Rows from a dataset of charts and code
+===+
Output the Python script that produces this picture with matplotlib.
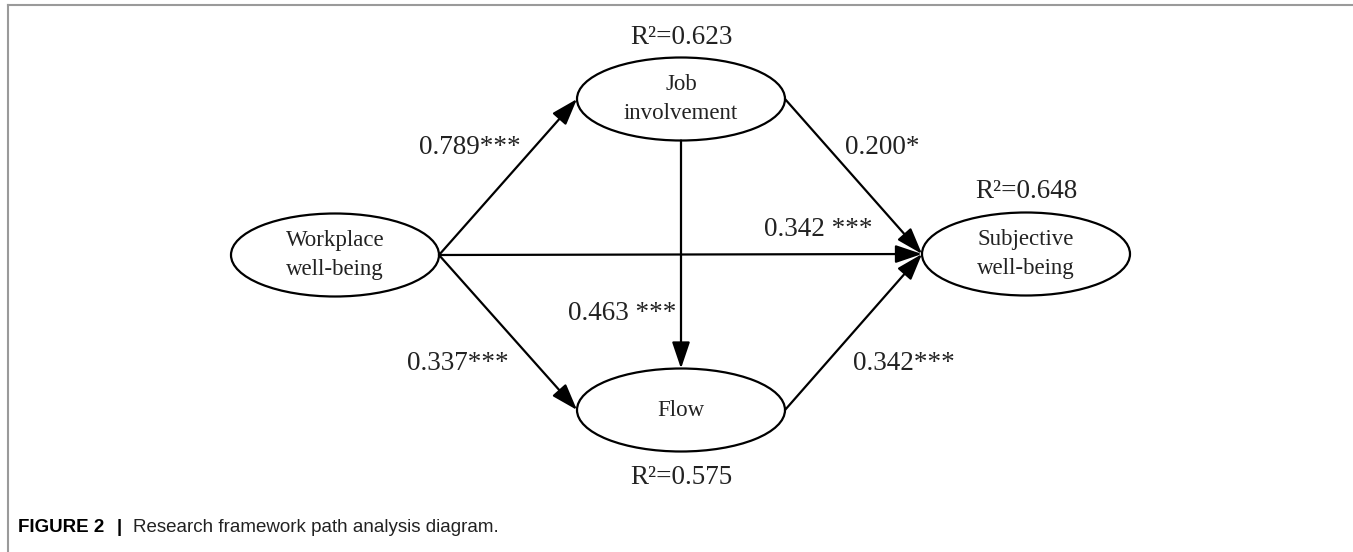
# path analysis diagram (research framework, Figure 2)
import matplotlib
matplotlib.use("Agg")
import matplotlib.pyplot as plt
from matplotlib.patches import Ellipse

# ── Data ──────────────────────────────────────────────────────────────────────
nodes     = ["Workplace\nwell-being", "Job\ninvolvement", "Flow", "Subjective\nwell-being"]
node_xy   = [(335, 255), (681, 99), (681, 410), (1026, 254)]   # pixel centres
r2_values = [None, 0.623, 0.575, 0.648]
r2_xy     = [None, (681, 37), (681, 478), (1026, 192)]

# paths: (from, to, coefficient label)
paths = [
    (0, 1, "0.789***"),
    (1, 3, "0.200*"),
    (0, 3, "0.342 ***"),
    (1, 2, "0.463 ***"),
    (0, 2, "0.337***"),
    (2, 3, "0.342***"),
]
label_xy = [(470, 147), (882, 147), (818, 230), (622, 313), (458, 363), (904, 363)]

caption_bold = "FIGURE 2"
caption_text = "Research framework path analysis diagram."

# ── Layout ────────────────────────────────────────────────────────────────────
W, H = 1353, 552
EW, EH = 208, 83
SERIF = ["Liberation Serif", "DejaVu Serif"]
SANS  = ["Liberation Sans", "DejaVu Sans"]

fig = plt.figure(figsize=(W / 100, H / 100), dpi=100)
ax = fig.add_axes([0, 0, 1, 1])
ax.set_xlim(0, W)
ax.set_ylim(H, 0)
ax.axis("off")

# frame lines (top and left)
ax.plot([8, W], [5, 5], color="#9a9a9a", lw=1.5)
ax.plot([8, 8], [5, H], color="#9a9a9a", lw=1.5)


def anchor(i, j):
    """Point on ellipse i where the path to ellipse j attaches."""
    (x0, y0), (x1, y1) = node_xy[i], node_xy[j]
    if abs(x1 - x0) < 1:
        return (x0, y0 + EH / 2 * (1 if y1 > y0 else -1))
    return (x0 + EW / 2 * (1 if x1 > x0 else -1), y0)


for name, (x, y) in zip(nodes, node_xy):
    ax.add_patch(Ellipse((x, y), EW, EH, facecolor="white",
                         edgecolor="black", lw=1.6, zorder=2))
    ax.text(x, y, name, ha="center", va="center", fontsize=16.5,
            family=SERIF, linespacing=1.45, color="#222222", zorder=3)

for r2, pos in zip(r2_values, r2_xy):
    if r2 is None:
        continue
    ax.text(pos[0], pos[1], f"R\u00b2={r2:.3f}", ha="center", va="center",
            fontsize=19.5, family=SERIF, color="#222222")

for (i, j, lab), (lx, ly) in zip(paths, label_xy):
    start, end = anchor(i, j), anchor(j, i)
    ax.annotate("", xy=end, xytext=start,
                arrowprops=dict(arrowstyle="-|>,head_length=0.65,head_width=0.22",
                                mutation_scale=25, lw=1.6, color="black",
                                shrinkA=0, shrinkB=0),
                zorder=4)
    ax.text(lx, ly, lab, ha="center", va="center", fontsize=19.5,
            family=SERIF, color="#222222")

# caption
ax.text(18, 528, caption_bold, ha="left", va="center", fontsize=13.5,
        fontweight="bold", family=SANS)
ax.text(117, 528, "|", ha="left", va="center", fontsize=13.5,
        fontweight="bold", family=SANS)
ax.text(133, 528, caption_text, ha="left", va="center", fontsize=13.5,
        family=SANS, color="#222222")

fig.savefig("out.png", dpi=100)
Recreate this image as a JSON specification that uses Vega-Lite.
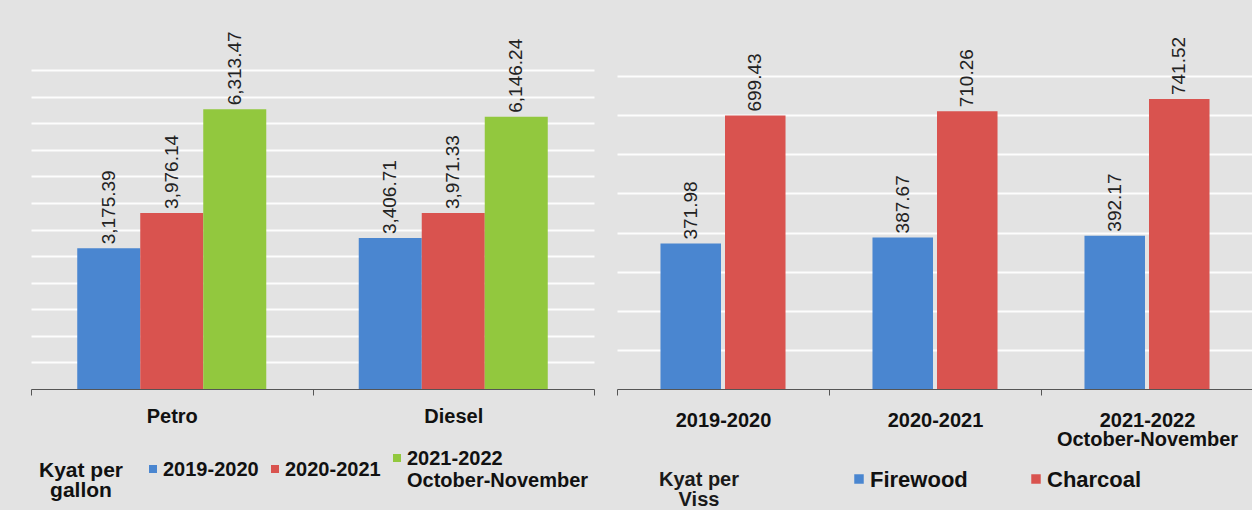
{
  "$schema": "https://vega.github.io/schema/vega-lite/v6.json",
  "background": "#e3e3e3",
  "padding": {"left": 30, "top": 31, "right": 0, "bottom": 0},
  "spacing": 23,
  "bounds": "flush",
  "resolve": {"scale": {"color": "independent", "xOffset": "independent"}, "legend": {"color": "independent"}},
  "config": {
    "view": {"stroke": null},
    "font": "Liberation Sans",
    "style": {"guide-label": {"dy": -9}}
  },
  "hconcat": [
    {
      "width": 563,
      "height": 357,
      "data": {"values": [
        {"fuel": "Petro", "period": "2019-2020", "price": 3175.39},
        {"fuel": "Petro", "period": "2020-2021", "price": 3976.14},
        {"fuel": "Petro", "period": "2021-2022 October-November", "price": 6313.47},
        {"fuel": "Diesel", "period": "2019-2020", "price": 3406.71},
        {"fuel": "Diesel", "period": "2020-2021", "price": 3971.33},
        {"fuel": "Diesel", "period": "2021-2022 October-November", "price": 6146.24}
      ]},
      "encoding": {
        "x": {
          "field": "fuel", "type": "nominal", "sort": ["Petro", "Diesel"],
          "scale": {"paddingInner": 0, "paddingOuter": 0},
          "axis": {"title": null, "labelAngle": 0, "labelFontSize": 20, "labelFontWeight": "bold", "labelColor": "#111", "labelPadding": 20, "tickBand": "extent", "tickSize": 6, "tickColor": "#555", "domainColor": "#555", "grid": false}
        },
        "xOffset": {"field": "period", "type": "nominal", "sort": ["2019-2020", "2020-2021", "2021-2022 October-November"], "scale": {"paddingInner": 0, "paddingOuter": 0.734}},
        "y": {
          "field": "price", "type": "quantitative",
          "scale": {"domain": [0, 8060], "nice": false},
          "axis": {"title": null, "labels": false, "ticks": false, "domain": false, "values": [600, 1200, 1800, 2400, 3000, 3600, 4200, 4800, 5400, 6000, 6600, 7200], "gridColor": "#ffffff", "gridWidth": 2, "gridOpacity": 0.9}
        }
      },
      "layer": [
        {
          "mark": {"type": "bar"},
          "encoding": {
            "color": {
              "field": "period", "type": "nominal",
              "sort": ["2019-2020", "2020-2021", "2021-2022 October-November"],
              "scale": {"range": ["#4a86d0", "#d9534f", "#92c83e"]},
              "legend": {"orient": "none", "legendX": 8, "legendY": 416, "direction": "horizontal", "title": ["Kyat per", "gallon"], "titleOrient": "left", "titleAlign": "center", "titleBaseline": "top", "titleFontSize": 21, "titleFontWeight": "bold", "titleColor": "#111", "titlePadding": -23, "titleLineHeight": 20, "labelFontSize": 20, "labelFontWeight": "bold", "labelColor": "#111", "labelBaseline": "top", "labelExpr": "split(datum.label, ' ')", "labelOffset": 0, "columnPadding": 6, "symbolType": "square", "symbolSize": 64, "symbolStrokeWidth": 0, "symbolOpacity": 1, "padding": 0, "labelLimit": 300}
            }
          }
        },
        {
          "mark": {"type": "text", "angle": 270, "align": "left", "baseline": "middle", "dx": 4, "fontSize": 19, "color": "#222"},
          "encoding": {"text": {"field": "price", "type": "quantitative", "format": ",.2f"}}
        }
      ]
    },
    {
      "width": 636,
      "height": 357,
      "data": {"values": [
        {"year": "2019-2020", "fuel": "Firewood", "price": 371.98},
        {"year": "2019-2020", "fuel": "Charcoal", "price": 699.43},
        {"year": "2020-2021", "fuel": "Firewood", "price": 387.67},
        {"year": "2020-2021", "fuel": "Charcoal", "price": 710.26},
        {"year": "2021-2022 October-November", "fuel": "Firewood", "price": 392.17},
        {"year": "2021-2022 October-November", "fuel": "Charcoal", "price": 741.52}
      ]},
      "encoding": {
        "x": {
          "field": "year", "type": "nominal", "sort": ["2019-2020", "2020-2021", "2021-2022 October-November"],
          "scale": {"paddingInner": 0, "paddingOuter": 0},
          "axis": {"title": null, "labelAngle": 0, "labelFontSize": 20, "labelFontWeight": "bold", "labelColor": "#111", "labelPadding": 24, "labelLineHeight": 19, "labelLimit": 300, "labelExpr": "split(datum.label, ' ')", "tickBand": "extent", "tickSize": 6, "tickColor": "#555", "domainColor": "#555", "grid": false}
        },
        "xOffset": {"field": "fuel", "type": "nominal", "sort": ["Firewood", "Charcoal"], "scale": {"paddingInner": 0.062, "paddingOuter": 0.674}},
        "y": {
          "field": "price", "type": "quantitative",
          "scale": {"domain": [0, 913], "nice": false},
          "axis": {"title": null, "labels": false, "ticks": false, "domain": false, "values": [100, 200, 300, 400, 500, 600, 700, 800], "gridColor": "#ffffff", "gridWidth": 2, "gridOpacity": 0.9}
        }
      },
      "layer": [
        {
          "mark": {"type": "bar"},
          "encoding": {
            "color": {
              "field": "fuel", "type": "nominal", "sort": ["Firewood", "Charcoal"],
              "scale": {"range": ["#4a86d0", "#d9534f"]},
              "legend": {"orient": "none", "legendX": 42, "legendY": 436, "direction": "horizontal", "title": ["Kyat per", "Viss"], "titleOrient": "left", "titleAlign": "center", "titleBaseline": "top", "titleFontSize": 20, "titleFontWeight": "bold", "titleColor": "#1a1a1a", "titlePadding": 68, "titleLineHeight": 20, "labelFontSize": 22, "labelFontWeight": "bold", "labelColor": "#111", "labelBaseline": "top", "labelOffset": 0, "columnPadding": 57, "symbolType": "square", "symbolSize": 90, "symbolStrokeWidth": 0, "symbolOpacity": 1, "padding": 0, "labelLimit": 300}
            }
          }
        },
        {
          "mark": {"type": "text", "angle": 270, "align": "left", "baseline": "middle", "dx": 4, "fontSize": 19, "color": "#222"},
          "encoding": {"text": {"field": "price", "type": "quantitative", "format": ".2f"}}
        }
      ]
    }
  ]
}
+===+
• THE PROBLEM
Return the material line for line, from its beginning to the line that contains "framework path analysis", with the pictures left out.

• RESULT BELOW
Output the Python script that produces this picture with matplotlib.
# path analysis diagram (research framework, Figure 2)
import matplotlib
matplotlib.use("Agg")
import matplotlib.pyplot as plt
from matplotlib.patches import Ellipse

# ── Data ──────────────────────────────────────────────────────────────────────
nodes     = ["Workplace\nwell-being", "Job\ninvolvement", "Flow", "Subjective\nwell-being"]
node_xy   = [(335, 255), (681, 99), (681, 410), (1026, 254)]   # pixel centres
r2_values = [None, 0.623, 0.575, 0.648]
r2_xy     = [None, (681, 37), (681, 478), (1026, 192)]

# paths: (from, to, coefficient label)
paths = [
    (0, 1, "0.789***"),
    (1, 3, "0.200*"),
    (0, 3, "0.342 ***"),
    (1, 2, "0.463 ***"),
    (0, 2, "0.337***"),
    (2, 3, "0.342***"),
]
label_xy = [(470, 147), (882, 147), (818, 230), (622, 313), (458, 363), (904, 363)]

caption_bold = "FIGURE 2"
caption_text = "Research framework path analysis diagram."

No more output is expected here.